The second (May-July 2012) was called Significant Whitespace, a Python/Django screencast site, something akin to what Peepcode has been for the Ruby/JS communities. All three of us worked heavily on scripts, recordings, a site & branding. We had most things in place & were perhaps 2-3 weeks from launching. We never finished it due to things like Code School launching their Python materials & now the "Getting Started with Django" series.

The third (August 2012) was much more public, in the form of Helm the discussion site. Conceived as something between Convore, IRC & IM, we tried to take the crowdfunding model, with the twist that we'd be open-sourcing virtually everything we built. After a successful first day (thanks to all you backers), the funding flopped pretty horrifically, with just two contributions in the rest of the 30 day campaign. There were lots of things that contributed to this (probably a whole blog post worth), but given the lack of available time otherwise, we had to give up on it.

These are perhaps my biggest regret of this iteration of Toast Driven. Perhaps none would have taken off, but I wish we had gotten to finish one.

What Happens Now?

We'll finish out the year on the current projects, then both Ben & Daniel will be looking for a new place(s) to work. Nate has already long since transitioned into a new job that is going well.

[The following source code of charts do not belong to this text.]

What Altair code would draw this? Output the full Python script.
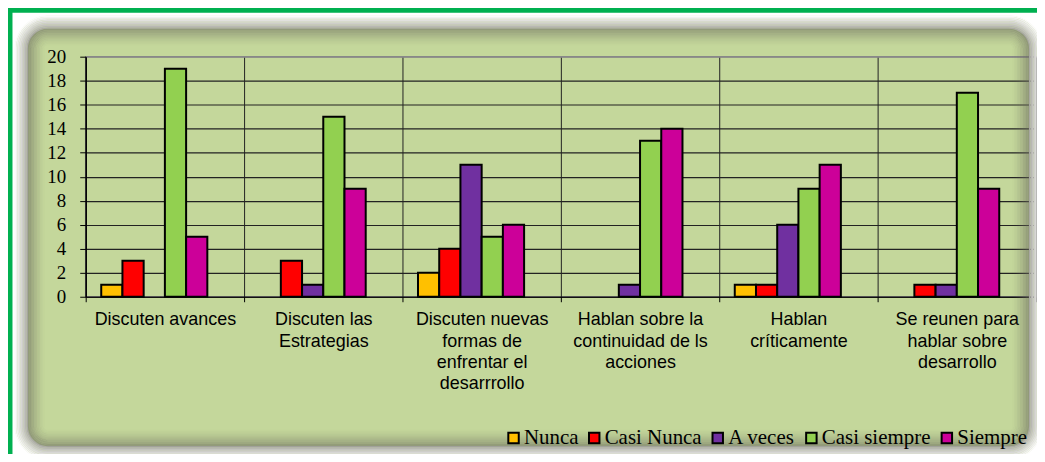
import altair as alt
import pandas as pd

# ---- data ----
categories = [
    "Discuten avances",
    "Discuten las\nEstrategias",
    "Discuten nuevas\nformas de\nenfrentar el\ndesarrrollo",
    "Hablan sobre la\ncontinuidad de ls\nacciones",
    "Hablan\ncríticamente",
    "Se reunen para\nhablar sobre\ndesarrollo",
]
series = ["Nunca", "Casi Nunca", "A veces", "Casi siempre", "Siempre"]
nunca = [1, 0, 2, 0, 1, 0]
casi_nunca = [3, 3, 4, 0, 1, 1]
a_veces = [0, 1, 11, 1, 6, 1]
casi_siempre = [19, 15, 5, 13, 9, 17]
siempre = [5, 9, 6, 14, 11, 9]
colors = ["#FFC000", "#FF0000", "#7030A0", "#92D050", "#CC0099"]
y_ticks = list(range(0, 21, 2))

values_by_series = [nunca, casi_nunca, a_veces, casi_siempre, siempre]
rows = []
for s, vals in zip(series, values_by_series):
    for c, v in zip(categories, vals):
        rows.append({"categoria": c, "serie": s, "valor": v})
df = pd.DataFrame(rows)

W, H = 954, 241
PANEL = "#C4D79B"

bars = (
    alt.Chart(df)
    .transform_filter("datum.valor > 0")
    .mark_bar(stroke="black", strokeWidth=2)
    .encode(
        x=alt.X(
            "categoria:N",
            sort=categories,
            scale=alt.Scale(paddingInner=0, paddingOuter=0),
            axis=alt.Axis(
                title=None,
                tickBand="extent",
                grid=True,
                gridColor="#222222",
                gridWidth=1,
                domainColor="#000000",
                domainWidth=1.2,
                tickColor="#000000",
                tickSize=5,
                labelAngle=0,
                labelFont="Liberation Sans",
                labelFontSize=18,
                labelColor="#000000",
                labelLineHeight=21.5,
                labelPadding=9,
                labelBaseline="top",
                labelLimit=0,
                labelOverlap=False,
                labelBound=False,
                labelExpr="split(datum.label, '\\n')",
            ),
        ),
        xOffset=alt.XOffset(
            "serie:N",
            scale=alt.Scale(domain=series + [" "], paddingInner=0, paddingOuter=0.732),
        ),
        y=alt.Y(
            "valor:Q",
            scale=alt.Scale(domain=[0, 20], nice=False),
            axis=alt.Axis(
                title=None,
                values=y_ticks,
                grid=True,
                gridColor=alt.condition("datum.value == 20", alt.value("#888888"), alt.value("#222222")),
                gridWidth=1.2,
                domainColor="#000000",
                domainWidth=1.5,
                tickColor="#000000",
                tickSize=6,
                labelPadding=14,
                labelFont="Liberation Serif",
                labelFontSize=19,
                labelColor="#000000",
            ),
        ),
        color=alt.Color(
            "serie:N",
            scale=alt.Scale(domain=series, range=colors),
            legend=alt.Legend(
                title=None,
                orient="none",
                direction="horizontal",
                legendX=419,
                legendY=372,
                symbolType="square",
                symbolSize=110,
                symbolStrokeColor="#000000",
                symbolStrokeWidth=2,
                symbolOpacity=1,
                labelFont="Liberation Serif",
                labelFontSize=21,
                labelColor="#000000",
                labelOffset=0,
                columnPadding=5,
                padding=0,
            ),
        ),
    )
)

# ---- decorative frame (white margin, soft blurred shadow, green border) ----
one = pd.DataFrame({"k": [0]})
OX, OY = 78, 48  # plot origin inside the chart
bx0, by0, bx1, by1 = 20 - OX, 20 - OY, 1025 - OX, 439 - OY  # panel edge
R = 20


def ring(d, color, opacity, width):
    """Rounded rectangle outline at signed distance d inside the panel edge."""
    return alt.Chart(one).mark_rect(
        fill=None, stroke=color, strokeOpacity=opacity, strokeWidth=width,
        cornerRadius=max(0.0, R - d),
    ).encode(
        x=alt.value(bx0 + d), x2=alt.value(bx1 - d),
        y=alt.value(by0 + d), y2=alt.value(by1 - d),
    )


def mix(c1, c2, t):
    a = [int(c1[i:i + 2], 16) for i in (1, 3, 5)]
    b = [int(c2[i:i + 2], 16) for i in (1, 3, 5)]
    return "#" + "".join(f"{round(x + (y - x) * t):02x}" for x, y in zip(a, b))


frame = [ring(-13 - 25, "#ffffff", 1, 50)]
M = 9
for j in range(M):
    t = (j + 0.5) / M
    frame.append(ring(-(j + 0.5) * 1.5, mix("#a2a29a", "#ffffff", t ** 0.8), 1, 1.6))
N = 11
for i in range(N):
    frame.append(ring((i + 0.5) * 1.5, "#6a6a5e", 0.55 * (1 - i / N) ** 1.4, 1.6))

border = alt.Chart(one).mark_rect(
    fill=None, stroke="#00B050", strokeWidth=5
).encode(
    x=alt.value(2.0 - OX), x2=alt.value(1200),
    y=alt.value(1.5 - OY), y2=alt.value(600),
)

chart = (
    alt.layer(*frame, border, bars)
    .properties(
        width=W,
        height=H,
        autosize=alt.AutoSizeParams(type="none"),
        padding={"left": OX, "top": OY, "right": 1, "bottom": 157},
        background=PANEL,
    )
    .configure_view(stroke="#888888", strokeWidth=1.5)
)

chart.save("out.html", embed_options={"renderer": "svg", "actions": False})
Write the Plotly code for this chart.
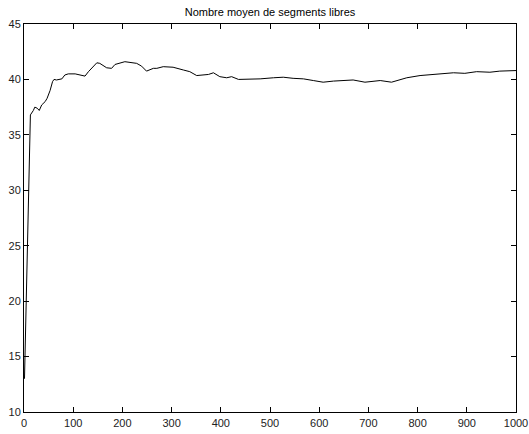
import plotly.graph_objects as go

steps = [1, 13, 19, 22, 27, 31, 36, 43, 47, 53, 58, 61, 66, 77, 83, 90, 104, 124, 131, 140,
         148, 154, 168, 178, 185, 205, 229, 239, 249, 263, 270, 283, 303, 324, 337, 351,
         375, 385, 398, 412, 422, 436, 459, 480, 507, 527, 547, 568, 588, 608, 629, 642,
         656, 669, 693, 724, 747, 778, 805, 839, 873, 896, 920, 947, 967, 1000]
mean_free = [13.0, 36.8, 37.2, 37.5, 37.4, 37.2, 37.7, 38.0, 38.3, 39.0, 39.8, 40.0, 39.95,
             40.05, 40.4, 40.5, 40.5, 40.3, 40.7, 41.15, 41.5, 41.45, 41.05, 41.0, 41.35,
             41.6, 41.45, 41.2, 40.75, 41.0, 41.0, 41.15, 41.1, 40.85, 40.7, 40.35, 40.45,
             40.6, 40.25, 40.15, 40.25, 40.0, 40.0, 40.05, 40.15, 40.2, 40.1, 40.05, 39.9,
             39.75, 39.85, 39.9, 39.9, 39.95, 39.75, 39.9, 39.75, 40.15, 40.35, 40.45, 40.6,
             40.55, 40.7, 40.65, 40.75, 40.8]

x_ticks = [0, 100, 200, 300, 400, 500, 600, 700, 800, 900, 1000]
y_ticks = [10, 15, 20, 25, 30, 35, 40, 45]
title_text = "Nombre moyen de segments libres"

fig = go.Figure()
fig.add_trace(go.Scatter(x=steps, y=mean_free, mode="lines",
                         line=dict(color="black", width=1), showlegend=False))

axis_common = dict(showline=True, linecolor="black", linewidth=1, mirror="ticks",
                   ticks="inside", ticklen=5, tickcolor="black", tickwidth=1,
                   showgrid=False, zeroline=False, automargin=False,
                   tickfont=dict(family="Liberation Sans, Arial, sans-serif", size=11, color="#222"))

fig.update_xaxes(range=[0, 1000], tickvals=x_ticks, ticklabelstandoff=1, **axis_common)
fig.update_yaxes(range=[10, 45], tickvals=y_ticks, ticklabelstandoff=0, **axis_common)

fig.update_layout(
    width=529, height=434,
    margin=dict(l=24, r=13, t=24, b=22),
    paper_bgcolor="white", plot_bgcolor="white",
    title=dict(text=title_text, x=0.5, xanchor="center", xref="paper",
               y=1 - 12 / 434, yanchor="middle", automargin=False,
               font=dict(family="Liberation Sans, Arial, sans-serif", size=11, color="black")),
)

fig.write_html("out.html", config={"displayModeBar": False},
               post_script="document.body.style.margin='0';document.body.style.overflow='hidden';")
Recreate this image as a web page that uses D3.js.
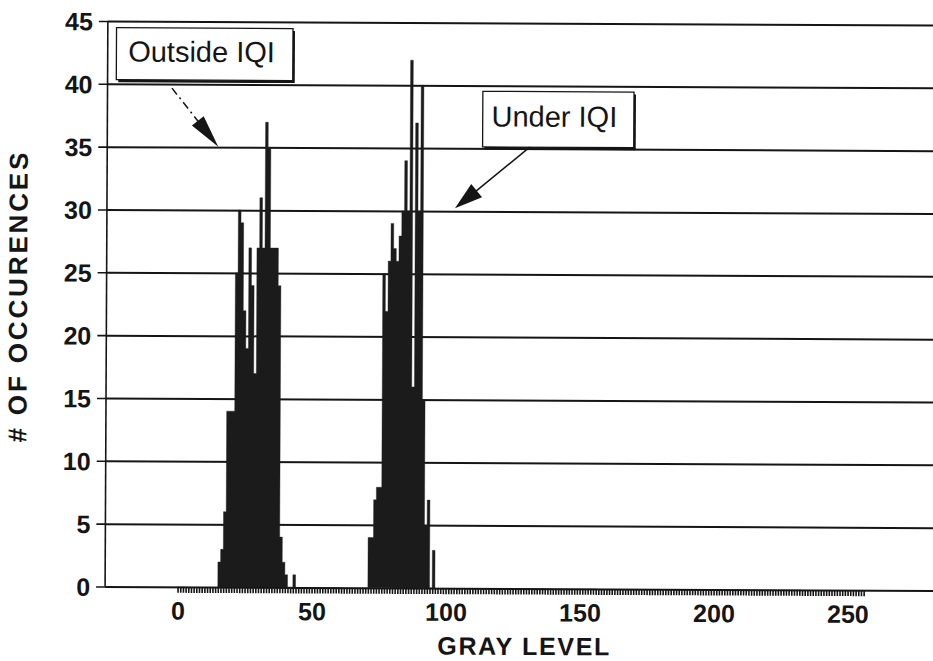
<!DOCTYPE html>
<html>
<head>
<meta charset="utf-8">
<script src="https://cdn.jsdelivr.net/npm/d3@7"></script>
<style>
  html, body { margin: 0; padding: 0; background: #ffffff; }
  svg { display: block; }
  text { font-family: "Liberation Sans", Arial, Helvetica, sans-serif; fill: #151515; }
</style>
</head>
<body>
<svg id="chart" width="933" height="661"></svg>
<script>
// Gray-level histogram of a radiograph: pixels outside the IQI and under the IQI.
// Each array holds the count for consecutive gray levels starting at its start level.
const outsideStart = 15;
const outsideCounts = [2, 3, 6, 14, 14, 14, 25, 30, 29, 22, 19, 27, 24, 17, 27, 31, 27, 37, 35, 27, 27, 27, 24, 4, 2, 1, 0, 0, 1];

const underStart = 71;
const underCounts = [4, 4, 7, 8, 8, 25, 22, 26, 29, 27, 26, 28, 30, 34, 30, 42, 16, 37, 30, 40, 15, 5, 7, 0, 3];

const yTickValues = [0, 5, 10, 15, 20, 25, 30, 35, 40, 45];
const xTickLabels = [0, 50, 100, 150, 200, 250];
const grayLevelCount = 256;

const xTitle = "GRAY LEVEL";
const yTitle = "# OF OCCURENCES";
const outsideLabel = "Outside IQI";
const underLabel = "Under IQI";

// ---- layout ----
const W = 933, H = 661;
const axisX = 106.5;          // position of the vertical axis
const ink = "#151515";

const x = d3.scaleLinear().domain([0, 250]).range([179, 849]);
const y = d3.scaleLinear().domain([0, 45]).range([588.5, 23]);

const svg = d3.select("#chart");
svg.append("rect").attr("width", W).attr("height", H).attr("fill", "#ffffff");

// the whole figure sits very slightly tilted on the page
const root = svg.append("g").attr("transform", "rotate(0.28 520 300)");

// ---- horizontal grid lines ----
const grid = root.append("g")
  .attr("transform", `translate(${axisX},0)`)
  .call(d3.axisLeft(y).tickValues(yTickValues).tickSize(-(W + 20 - axisX)).tickFormat(""));
grid.select(".domain").remove();
grid.selectAll(".tick line").attr("stroke", ink).attr("stroke-width", 2);

// ---- histogram: each cluster drawn as one solid stepped shape ----
function binsFrom(start, counts) {
  const pts = counts.map((c, i) => ({ g: start + i, c }));
  // closing point so the last bin gets its full width
  pts.push({ g: start + counts.length, c: 0 });
  return pts;
}

const histArea = d3.area()
  .x(d => x(d.g))
  .y0(y(0))
  .y1(d => y(d.c))
  .curve(d3.curveStepAfter);

root.append("g")
  .selectAll("path")
  .data([binsFrom(outsideStart, outsideCounts), binsFrom(underStart, underCounts)])
  .join("path")
  .attr("d", histArea)
  .attr("fill", "#1b1b1b")
  .attr("stroke", "#1b1b1b")
  .attr("stroke-width", 0.4)
  .attr("stroke-linejoin", "miter");

// ---- y axis: line, ticks, labels ----
const yAxis = root.append("g")
  .attr("transform", `translate(${axisX},0)`)
  .call(d3.axisLeft(y).tickValues(yTickValues).tickSize(9).tickPadding(6));
yAxis.select(".domain").remove();
yAxis.selectAll(".tick line").attr("stroke", ink).attr("stroke-width", 1.6);
yAxis.selectAll(".tick text")
  .attr("font-size", 25).attr("font-weight", "bold")
  .attr("fill", ink).attr("dy", "0.36em")
  .style("font-family", '"Liberation Sans", Arial, sans-serif');

root.append("line")
  .attr("x1", axisX).attr("x2", axisX)
  .attr("y1", y(45)).attr("y2", y(0))
  .attr("stroke", ink).attr("stroke-width", 1.6);

// ---- x axis: one small tick per gray level ----
const xMinor = root.append("g")
  .attr("transform", `translate(0,${y(0)})`)
  .call(d3.axisBottom(x).tickValues(d3.range(0, grayLevelCount + 1)).tickSize(6).tickFormat(""));
xMinor.select(".domain").remove();
xMinor.selectAll(".tick line").attr("stroke", ink).attr("stroke-width", 1.6);

const xLabels = root.append("g")
  .attr("transform", `translate(0,${y(0)})`)
  .call(d3.axisBottom(x).tickValues(xTickLabels).tickSize(0).tickPadding(15));
xLabels.select(".domain").remove();
xLabels.selectAll(".tick text")
  .attr("font-size", 25).attr("font-weight", "bold").attr("fill", ink)
  .style("font-family", '"Liberation Sans", Arial, sans-serif');

// ---- axis titles ----
root.append("text")
  .attr("x", 525).attr("y", 655)
  .attr("text-anchor", "middle")
  .attr("font-size", 25).attr("font-weight", "bold")
  .attr("textLength", 172).attr("lengthAdjust", "spacing")
  .text(xTitle);

root.append("text")
  .attr("transform", "translate(27,300) rotate(-90)")
  .attr("text-anchor", "middle")
  .attr("font-size", 26).attr("font-weight", "bold")
  .attr("textLength", 290).attr("lengthAdjust", "spacing")
  .text(yTitle);

// ---- callouts ----
function callout(box, label, from, tip, dashed) {
  const bx = x(box.g0), by = y(box.v1);
  const bw = x(box.g1) - x(box.g0), bh = y(box.v0) - y(box.v1);
  const grp = root.append("g");
  // drop shadow on the lower right edges
  grp.append("rect").attr("x", bx + 2).attr("y", by + 2.5)
    .attr("width", bw).attr("height", bh).attr("fill", ink);
  grp.append("rect").attr("x", bx).attr("y", by)
    .attr("width", bw).attr("height", bh)
    .attr("fill", "#ffffff").attr("stroke", ink).attr("stroke-width", 1.3);
  grp.append("text")
    .attr("x", x(label.g)).attr("y", y(label.v))
    .attr("font-size", 29)
    .text(label.text);

  // arrow shaft and head
  const fx = x(from.g), fy = y(from.v), tx = x(tip.g), ty = y(tip.v);
  const len = Math.hypot(tx - fx, ty - fy);
  const ux = (tx - fx) / len, uy = (ty - fy) / len;
  const headL = tip.head, headW = tip.half;
  const bxh = tx - ux * headL, byh = ty - uy * headL;
  grp.append("line")
    .attr("x1", fx).attr("y1", fy).attr("x2", bxh + ux * 2).attr("y2", byh + uy * 2)
    .attr("stroke", ink).attr("stroke-width", 1.5)
    .attr("stroke-dasharray", dashed ? "8,4,2,4" : null);
  const p = d3.path();
  p.moveTo(tx, ty);
  p.lineTo(bxh - uy * headW, byh + ux * headW);
  p.lineTo(bxh + uy * headW, byh - ux * headW);
  p.closePath();
  grp.append("path").attr("d", p.toString()).attr("fill", ink);
}

callout(
  { g0: -23.8, g1: 42.05, v0: 40.33, v1: 44.47 },
  { g: -19.4, v: 41.78, text: outsideLabel },
  { g: -3.0, v: 39.68 },
  { g: 14.37, v: 35.03, head: 33, half: 7.5 },
  true
);

callout(
  { g0: 113, g1: 169.4, v0: 35.12, v1: 39.55 },
  { g: 116.3, v: 36.76, text: underLabel },
  { g: 130.6, v: 35.12 },
  { g: 102.8, v: 30.23, head: 28, half: 8.5 },
  false
);
</script>
</body>
</html>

I'll still be speaking at PyCon CA next month, though likely not under the Toast Driven banner.

This site will remain (likely in a blog-only state), but the rest of the company will be shuttered. Toast Driven will still sponsor the 2013 PyCon (since we already committed to it), but that will be the last hurrah.

What About Open-Source?

Ironically, running Toast Driven (the consultancy) has been the primary reason for my lack of open-source activity. It turns out that when you have less than 10 hours of total personal time left per week, it's hard to work on much of anything, much less have the energy to do so.

Regardless, our open-source, under Daniel's & Ben's accounts, will continue to remain available & continue to see new commits & projects in the future.